As an example***, Beethoven’s music totally embodied the ruling class of the day, and the degree to which everyone in that class identified with those sounds meant that a ton of composers then went on to make music that was very similar. By the same logic, something about (hipster-pop-listening) society right now really resonates in the sound of a synth. John put his finger on that truth in the early 2000s, and now virtually every pop musician after him has gone on to incorporate that sound into their music. While John resists the idea that a synth *must* evoke the 80s (it’s still an instrument now, so whatever we do with it is contemporary, right?) it’s impossible to avoid acknowledging the sonic parallel, and the fact of its popularity.

Regardless of whether synths belong to an era, it’s useful to investigate where sonic movements originate, and also to explore: why is a bygone decade back on our minds? Or, why are we now attracted to the same sounds as we were then?

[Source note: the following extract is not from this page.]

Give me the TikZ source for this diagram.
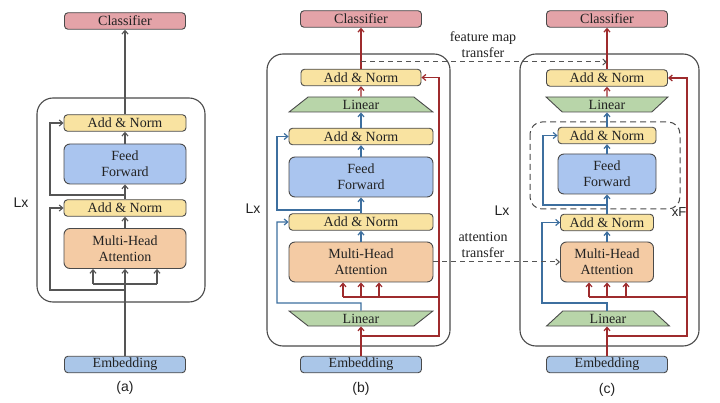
\documentclass[tikz,border=0pt]{standalone}
\usepackage{fontspec}
\setmainfont{Liberation Serif}
\newfontfamily\sflabel{Liberation Sans}
\usetikzlibrary{shapes.geometric,arrows.meta}

\definecolor{clsfill}{HTML}{E4A3A8}
\definecolor{anfill}{HTML}{F9E3A1}
\definecolor{fffill}{HTML}{AAC5EF}
\definecolor{mhafill}{HTML}{F4CBA4}
\definecolor{embfill}{HTML}{AAC6E8}
\definecolor{linfill}{HTML}{B8D5A9}
\definecolor{boxline}{HTML}{4A4A4A}
\definecolor{grayline}{HTML}{555555}
\definecolor{redline}{HTML}{9E2B2D}
\definecolor{blueline}{HTML}{3D6F9F}
\definecolor{txt}{HTML}{222222}

\tikzset{
    box/.style={draw=boxline, line width=0.9pt, rounded corners=3.5pt,
        inner sep=0pt, text=txt, align=center,
        font=\rmfamily\fontsize{14}{16}\selectfont},
    clsbox/.style={box, fill=clsfill, minimum width=121pt, minimum height=16.5pt},
    embbox/.style={box, fill=embfill, minimum width=121pt, minimum height=16.5pt},
    anbox/.style={box, fill=anfill, minimum width=#1, minimum height=16.5pt},
    ffbox/.style={box, fill=fffill, minimum width=#1, minimum height=40pt, rounded corners=6pt},
    mhabox/.style={box, fill=mhafill, minimum width=#1, minimum height=40pt, rounded corners=6pt},
    linbox/.style={draw=boxline, line width=0.9pt, fill=linfill, trapezium,
        trapezium left angle=55, trapezium right angle=55, trapezium stretches=true,
        minimum width=#1, minimum height=15pt, inner sep=0pt, text=txt,
        font=\rmfamily\fontsize{14}{16}\selectfont},
    blockline/.style={draw=boxline, line width=1.1pt, rounded corners=16pt},
    ffgroup/.style={draw=boxline, line width=1pt, dash pattern=on 6pt off 4pt, rounded corners=12pt},
    gline/.style={draw=grayline, line width=1.1pt},
    rline/.style={draw=redline, line width=1.2pt},
    bline/.style={draw=blueline, line width=1.2pt},
    tline/.style={draw=grayline, line width=1pt, dash pattern=on 5pt off 4pt},
    note/.style={align=center, text=txt, inner sep=0pt, font=\rmfamily\fontsize{14}{16}\selectfont},
    sflbl/.style={text=txt, inner sep=0pt, font=\sflabel\fontsize{14}{16}\selectfont}
}

\begin{document}
\begin{tikzpicture}[x=1pt, y=-1pt, >={Straight Barb[length=3.5pt,width=6pt]}]
    % 0. canvas
    \path[fill=white] (0,0) rectangle (720,403);
    % 1. def blocks
    \draw[blockline] (37,98) rectangle (205,302);
    \draw[blockline] (267,54) rectangle (450,346);
    \draw[blockline] (520,54) rectangle (699,346);
    \draw[ffgroup] (530,122) rectangle (680,209);

    % 2. def nodes (a)
    \node[clsbox] (cls_a) at (125,21) {Classifier};
    \node[anbox=122pt] (an2_a) at (125,123) {Add \& Norm};
    \node[ffbox=122pt] (ff_a) at (125,164) {Feed\\Forward};
    \node[anbox=122pt] (an1_a) at (125,208) {Add \& Norm};
    \node[mhabox=122pt] (mha_a) at (125,248.5) {Multi-Head\\Attention};
    \node[embbox] (emb_a) at (125,364.5) {Embedding};
    \node[sflbl] (lx_a) at (21,203) {Lx};
    \node[sflbl] (tag_a) at (125,388) {(a)};

    % 3. def nodes (b)
    \node[clsbox] (cls_b) at (361,19) {Classifier};
    \node[anbox=120pt] (an3_b) at (361,77.5) {Add \& Norm};
    \node[linbox=144pt] (lin2_b) at (361,104.5) {Linear};
    \node[anbox=144pt] (an2_b) at (361,136.5) {Add \& Norm};
    \node[ffbox=144pt] (ff_b) at (361,177) {Feed\\Forward};
    \node[anbox=144pt] (an1_b) at (361,222) {Add \& Norm};
    \node[mhabox=144pt] (mha_b) at (361,262) {Multi-Head\\Attention};
    \node[linbox=144pt, shape border rotate=180] (lin1_b) at (361,318.5) {Linear};
    \node[embbox] (emb_b) at (361,364.5) {Embedding};
    \node[sflbl] (lx_b) at (253,209) {Lx};
    \node[sflbl] (tag_b) at (361,389) {(b)};

    % 4. def nodes (c)
    \node[clsbox] (cls_c) at (607,19) {Classifier};
    \node[anbox=121pt] (an3_c) at (607,78) {Add \& Norm};
    \node[linbox=122pt, shape border rotate=180] (lin2_c) at (607,104.5) {Linear};
    \node[anbox=98pt] (an2_c) at (607,135.5) {Add \& Norm};
    \node[ffbox=98pt] (ff_c) at (607,174) {Feed\\Forward};
    \node[anbox=93pt] (an1_c) at (607,222.5) {Add \& Norm};
    \node[mhabox=93pt] (mha_c) at (607,262) {Multi-Head\\Attention};
    \node[linbox=123pt] (lin1_c) at (608,318.5) {Linear};
    \node[embbox] (emb_c) at (607,364.5) {Embedding};
    \node[sflbl] (lx_c) at (502,211) {Lx};
    \node[sflbl, font=\sflabel\fontsize{13}{15}\selectfont] (xf_c) at (679,212) {xF};
    \node[sflbl] (tag_c) at (607,390) {(c)};

    % 5. connectors (a)
    \coordinate (ja1) at (125,290);
    \coordinate (ra1) at (50,290);
    \coordinate (ja3) at (125,195);
    \coordinate (ra3) at (50,195);
    \coordinate (ha_l) at (93,284);
    \coordinate (ha_r) at (157,284);
    \draw[gline,->] (emb_a) -- (mha_a);
    \draw[gline,->] (ja1) -- (ra1) |- (an1_a.west);
    \draw[gline] (ha_l) -- (ha_r);
    \draw[gline,->] (ha_l) -- (ha_l |- mha_a.south);
    \draw[gline,->] (ha_r) -- (ha_r |- mha_a.south);
    \draw[gline,->] (mha_a) -- (an1_a);
    \draw[gline,->] (an1_a) -- (ff_a);
    \draw[gline,->] (ja3) -- (ra3) |- (an2_a.west);
    \draw[gline,->] (ff_a) -- (an2_a);
    \draw[gline,->] (an2_a) -- (cls_a);

    % 6. connectors (b)
    \coordinate (jb1) at (361,336);
    \coordinate (rb1) at (439,336);
    \coordinate (rb2) at (439,297);
    \coordinate (hb_l) at (343,297);
    \coordinate (jb2) at (361,303);
    \coordinate (lb2) at (277,303);
    \coordinate (jb3) at (361,210);
    \coordinate (lb3) at (277,210);
    \draw[rline,->] (emb_b) -- (lin1_b);
    \draw[rline,->] (jb1) -- (rb1) |- (an3_b.east);
    \draw[rline] (rb2) -- (hb_l);
    \foreach \hx in {343,361,379}
        \draw[rline,->] (\hx,297) -- (\hx,297 |- mha_b.south);
    \draw[bline,->] (lin1_b.north) -- (jb2) -- (lb2) |- (an1_b.west);
    \draw[bline,->] (mha_b) -- (an1_b);
    \draw[bline,->] (an1_b) -- (ff_b);
    \draw[bline,->] (jb3) -- (lb3) |- (an2_b.west);
    \draw[bline,->] (ff_b) -- (an2_b);
    \draw[bline,->] (an2_b) -- (lin2_b);
    \draw[rline,->] (lin2_b) -- (an3_b);
    \draw[rline,->] (an3_b) -- (cls_b);

    % 7. connectors (c)
    \coordinate (jc1) at (607,336);
    \coordinate (rc1) at (687,336);
    \coordinate (rc2) at (687,297);
    \coordinate (hc_l) at (589,297);
    \coordinate (jc2) at (607,303);
    \coordinate (lc2) at (542,303);
    \coordinate (jc3) at (607,205);
    \coordinate (lc3) at (543,205);
    \draw[rline,->] (emb_c) -- (emb_c |- lin1_c.south);
    \draw[rline,->] (jc1) -- (rc1) |- (an3_c.east);
    \draw[rline] (rc2) -- (hc_l);
    \foreach \hx in {589,607,626}
        \draw[rline,->] (\hx,297) -- (\hx,297 |- mha_c.south);
    \draw[bline,->] (emb_c |- lin1_c.north) -- (jc2) -- (lc2) |- (an1_c.west);
    \draw[bline,->] (mha_c) -- (an1_c);
    \draw[bline,->] (an1_c) -- (ff_c);
    \draw[bline,->] (jc3) -- (lc3) |- (an2_c.west);
    \draw[bline,->] (ff_c) -- (an2_c);
    \draw[bline,->] (an2_c) -- (lin2_c);
    \draw[rline,->] (lin2_c) -- (an3_c);
    \draw[rline,->] (an3_c) -- (cls_c);

    % 8. transfers
    \coordinate (fb) at (361,62);
    \coordinate (fc) at (607,62);
    \draw[tline,->] (fb) -- (fc);
    \draw[tline,->] (mha_b) -- (mha_c);
    \node[note] (fm_lbl) at (483,45) {feature map\\transfer};
    \node[note] (at_lbl) at (483,245) {attention\\transfer};
\end{tikzpicture}
\end{document}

He may not answer these questions for you directly, but you can catch John Maus on his grand return tour this month; it’s his first in six years, with one stop at the MoMA PS1 Warmup this Saturday. Do your homework, kick around some time ideas, and keep your mind open to revelations as you listen.

Lastly, it’s only fair to leave you with the philosophy reading list that John left me: Theodor W. Adorno, Hegel, Walter Benjamin, Ernst Bloch.

Happy studying,
Margot

 

*When I asked my friend Samantha to proofread, her first response to this was, “Omg, elevate is like the song of Brooklyn summer for me. My roommate remixed the song for St. Lucia and played it for hours every day for weekssss.” We’ll take this as proof of the point to come.

**There are many more than one.

***In his thesis, Maus quotes a philosopher named Theodor Adorno. It’s a little TL;DR, but here you go:

"If [Beethoven] is the musical prototype of the revolutionary bourgeoisie," writes Adorno, "he is at the same time the prototype of a music that has escaped from its social tutelage and is aesthetically fully autonomous, a servant no longer: His work explores the schema of a complaisant adequacy of music and society. In it, for all its idealism in tone' and posture, the essence of society, for which he speaks as the vicar of the total subject, becomes the essence·of music itself."